The field of wearable technology has extensively described the opportunities, challenges as well as the concerns around
integrating digital technologies into fashion. However, it has so far not provided a sufficiently clear and embodied
understanding of technology. Technology therefore is often still limited to something that adds functionality to textiles or
clothing. Additionally, technology is seen as a way to enhance the visual expression and thereby the representational character of clothing. Both approaches seem to hinder the intersection of digital technologies and textiles on a material and embodied level. While the role of wearable technologies in the everyday could benefit from it. In this paper, we therefore argue for reframing the understanding of technology to better facilitate the integration of digital technologies (i.e. electronics
and software) into everyday fashion.
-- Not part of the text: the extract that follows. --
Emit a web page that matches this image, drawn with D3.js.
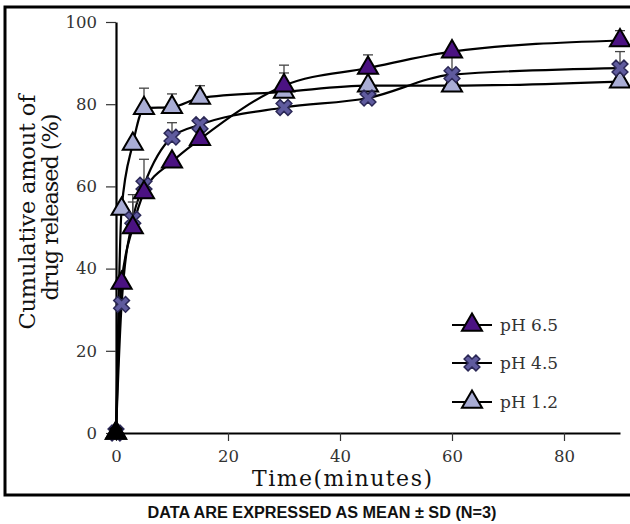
<!DOCTYPE html>
<html>
  <head>
    <script src="https://d3js.org/d3.v7.min.js"></script>
    <style>
      body, html { margin: 0; padding: 0; background: #fff; overflow: hidden; }
    </style>
  </head>
  <body>
    <svg id="chart" width="630" height="524"></svg>
    <script>
      // time points (minutes)
      var times = [0, 1, 3, 5, 10, 15, 30, 45, 60, 90];
      var ph65 = [0, 36.5, 50, 58.5, 66, 71.5, 84.5, 88.8, 92.8, 95.5];
      var ph45 = [0, 31.3, 52, 60.3, 72, 75, 79.2, 81.5, 87.2, 88.8];
      var ph12 = [0, 54.5, 70.3, 79, 79.3, 81.5, 83, 84.5, 84.5, 85.5];
      // upper SD bars
      var ph65Err = [0, 0, 6.2, 0, 0, 0, 5, 3.2, 0, 2.4];
      var ph45Err = [0, 0, 6, 6.3, 3.5, 0, 0, 0, 5, 4];
      var ph12Err = [0, 0, 0, 4.9, 3.2, 3, 4.6, 0, 0, 0];
      var xTicks = [0, 20, 40, 60, 80];
      var yTicks = [0, 20, 40, 60, 80, 100];
      var seriesNames = ["pH 6.5", "pH 4.5", "pH 1.2"];

      var series = [
        { name: seriesNames[0], vals: ph65, err: ph65Err, shape: "tri", fill: "#4b1282", stroke: "#000" },
        { name: seriesNames[1], vals: ph45, err: ph45Err, shape: "x", fill: "#5f5b9e", stroke: "#2b2856" },
        { name: seriesNames[2], vals: ph12, err: ph12Err, shape: "tri", fill: "#a9add5", stroke: "#000" },
      ];

      var svg = d3.select("#chart");
      var serif = "'DejaVu Serif', serif";

      // outer frame
      svg.append("rect")
        .attr("x", 5).attr("y", 7).attr("width", 660).attr("height", 488)
        .attr("fill", "none").attr("stroke", "#000").attr("stroke-width", 3);

      var x = d3.scaleLinear().domain([0, 90]).range([116, 620]);
      var y = d3.scaleLinear().domain([0, 100]).range([433, 22]);

      // axes
      var xAxis = svg.append("g").attr("transform", "translate(0," + y(0) + ")")
        .call(d3.axisBottom(x).tickValues(xTicks).tickSize(8).tickPadding(9).tickSizeOuter(0));
      var yAxis = svg.append("g").attr("transform", "translate(" + x(0) + ",0)")
        .call(d3.axisLeft(y).tickValues(yTicks).tickSize(10).tickPadding(9).tickSizeOuter(0));
      [xAxis, yAxis].forEach(function (g) {
        g.select(".domain").attr("stroke", "#000").attr("stroke-width", 2.2);
        g.selectAll(".tick line").attr("stroke", "#333").attr("stroke-width", 1.2);
        g.selectAll(".tick text")
          .attr("font-family", serif).attr("font-size", 16.5).attr("fill", "#333");
      });

      // curves
      var line = d3.line()
        .x(function (d, i) { return x(times[i]); })
        .y(function (d) { return y(d); })
        .curve(d3.curveMonotoneX);

      series.forEach(function (s) {
        svg.append("path").attr("d", line(s.vals))
          .attr("fill", "none").attr("stroke", "#000").attr("stroke-width", 2.2);
      });

      // error bars (upper)
      series.forEach(function (s) {
        s.err.forEach(function (e, i) {
          if (!e) return;
          var cx = x(times[i]), y0 = y(s.vals[i]), y1 = y(s.vals[i] + e);
          svg.append("line").attr("x1", cx).attr("x2", cx).attr("y1", y0).attr("y2", y1)
            .attr("stroke", "#444").attr("stroke-width", 1.3);
          svg.append("line").attr("x1", cx - 5).attr("x2", cx + 5).attr("y1", y1).attr("y2", y1)
            .attr("stroke", "#444").attr("stroke-width", 1.3);
        });
      });

      var tri = d3.symbol().type(d3.symbolTriangle).size(175);
      var cross = d3.symbol().type(d3.symbolCross).size(155);

      function drawMarker(g, s, cx, cy, black) {
        if (s.shape === "tri") {
          g.append("path").attr("d", tri())
            .attr("transform", "translate(" + cx + "," + cy + ")")
            .attr("fill", black ? "#000" : s.fill).attr("stroke", s.stroke)
            .attr("stroke-width", 2).attr("stroke-linejoin", "miter");
        } else {
          g.append("path").attr("d", cross())
            .attr("transform", "translate(" + cx + "," + cy + ") rotate(45)")
            .attr("fill", black ? "#000" : s.fill).attr("stroke", s.stroke)
            .attr("stroke-width", 1.5);
        }
      }

      // markers: draw pH 1.2 first, pH 6.5 on top
      var marks = svg.append("g");
      series.slice().reverse().forEach(function (s) {
        s.vals.forEach(function (v, i) {
          drawMarker(marks, s, x(times[i]), y(v), v === 0);
        });
      });

      // legend
      var legY = [325, 363, 402];
      series.forEach(function (s, i) {
        var g = svg.append("g");
        g.append("line").attr("x1", 452).attr("x2", 492).attr("y1", legY[i]).attr("y2", legY[i])
          .attr("stroke", "#000").attr("stroke-width", 2.2);
        drawMarker(g, s, 472, legY[i], false);
        g.append("text").attr("x", 500).attr("y", legY[i] + 6)
          .attr("font-family", serif).attr("font-size", 17).attr("fill", "#333")
          .text(s.name);
      });

      // axis titles
      svg.append("text").attr("x", 342).attr("y", 486)
        .attr("text-anchor", "middle").attr("font-family", serif).attr("font-size", 22)
        .attr("textLength", 180).attr("lengthAdjust", "spacing").attr("fill", "#111")
        .text("Time(minutes)");

      svg.append("text").attr("transform", "translate(35,212) rotate(-90)")
        .attr("text-anchor", "middle").attr("font-family", serif).attr("font-size", 22.5)
        .attr("textLength", 235).attr("lengthAdjust", "spacing").attr("fill", "#111")
        .text("Cumulative amout of");
      svg.append("text").attr("transform", "translate(58,207) rotate(-90)")
        .attr("text-anchor", "middle").attr("font-family", serif).attr("font-size", 22.5)
        .attr("textLength", 187).attr("lengthAdjust", "spacing").attr("fill", "#111")
        .text("drug released (%)");

      // caption
      svg.append("text").attr("x", 322).attr("y", 518)
        .attr("text-anchor", "middle").attr("font-family", "'Liberation Sans', Arial, sans-serif")
        .attr("font-weight", "bold").attr("font-size", 16)
        .attr("textLength", 349).attr("lengthAdjust", "spacingAndGlyphs").attr("fill", "#111")
        .text("DATA ARE EXPRESSED AS MEAN \u00b1 SD (N=3)");
    </script>
  </body>
</html>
A reflective analysis of the process of designing wearable technologies, based on the design practice of the first author, reveals that technology is considered a material and that its material qualities are not thought of as either functional or aesthetic. These insights, arising from practice, have led us to turn to postphenomenology (a strand of philosophy of technology) to come to further conceptualization. Postphenomenology looks at the ways in which technologies mediate or “coshape” the relationship between human beings and the world. By seeing technologies as the media that connect humans to the world, they acquire a material and contextual dimension. The idea that artifacts mediate materially thus offers a very useful starting point for understanding and designing wearable technologies. The contribution
of this article is twofold, namely, first, to provide a material understanding of the technology on the basis of design practice. And secondly, to bridge design practice with theory by suggesting to bring postphenomenology into fashion to better facilitate the design of wearable technologies for the everyday.